To illustrate this, Grey tells a story: Dave is a scientific management type of manager, who tries to to avoid any human contact with his staff and treat as them as economically motivated automatons. Val takes a more human relations type of approach. She tries to understand the problems and anxieties of her staff and to encourage their wider motivations to work. But – and this is the crucial point – they both sought to control their teams: one by avoiding human relationships and one through human relationships. (Grey, 2009, p47) This manipulation is by assumption: it isn’t just in what we talk about but in the very way we talk about it. We do it ourselves all the time – listening and engaging with your staff (sic) will deliver performance improvement.  Grey asks the vital, challenging question – to what end?
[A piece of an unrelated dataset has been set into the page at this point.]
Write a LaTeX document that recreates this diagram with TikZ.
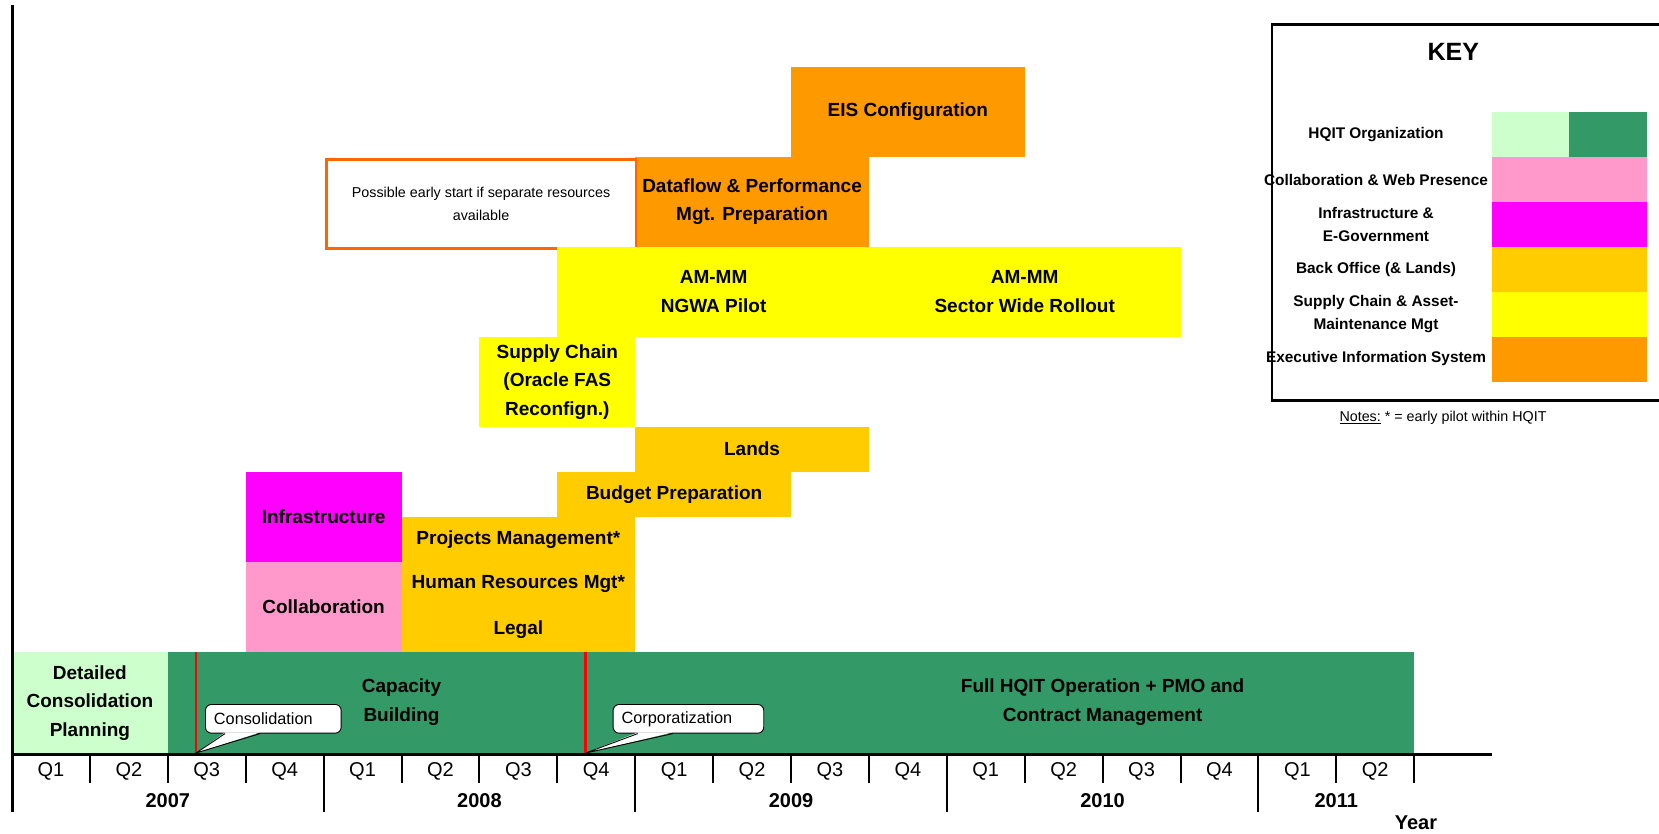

So this brings me back to my recurring theme, which Grey echoes – where is the ethical, moral, even spiritual dimension to our being in all this organisational thinking and doing? I am increasingly of the view, although I admit I may not always say this out loud, that our purpose isn’t to build better relationships for the sake of performance, but that we seek to build better relationships for its own sake. I do believe there can be some serendipity here; that doing this can deliver performance, if that’s what you want, but I think our challenge in the 21st Century is to recognise that the mission of any organisation, in any sector, should see itself as a container of relationships, (within it, and between it and the world it is in), and seek to be of benefit to improve these as our primary mission. This could just be a crazy idea; but shouldn’t every mission statement have ‘to be better people, in better relationships’ at its core? Better relationships in organisations is fundamental to healthy workplaces and lasting change.

Take my football team – the baleful Blues (as they were last night). Perhaps we need an owner not with an unlimited bank account but with an unlimited commitment to relationship? (‘Ha!’ Di Matteo laughed, scornfully). Sometimes we’ll win and sometimes we’ll lose. It is about unconditional love. Every true fan knows that: being a fan is like being in a marriage – it is for better or for worse. Ultimately, it is about love. It has to be, on a miserable, wet night in the stands.

Of course, this could just be another polemic by a forty-something, white guy with a need for some other outlet than OD or football for his love and creativity. But I am sticking to my script: I think our primary mission in life should be around the inquiry: how to be good? In the absence of trophies (in football or in life) what else truly rewards us?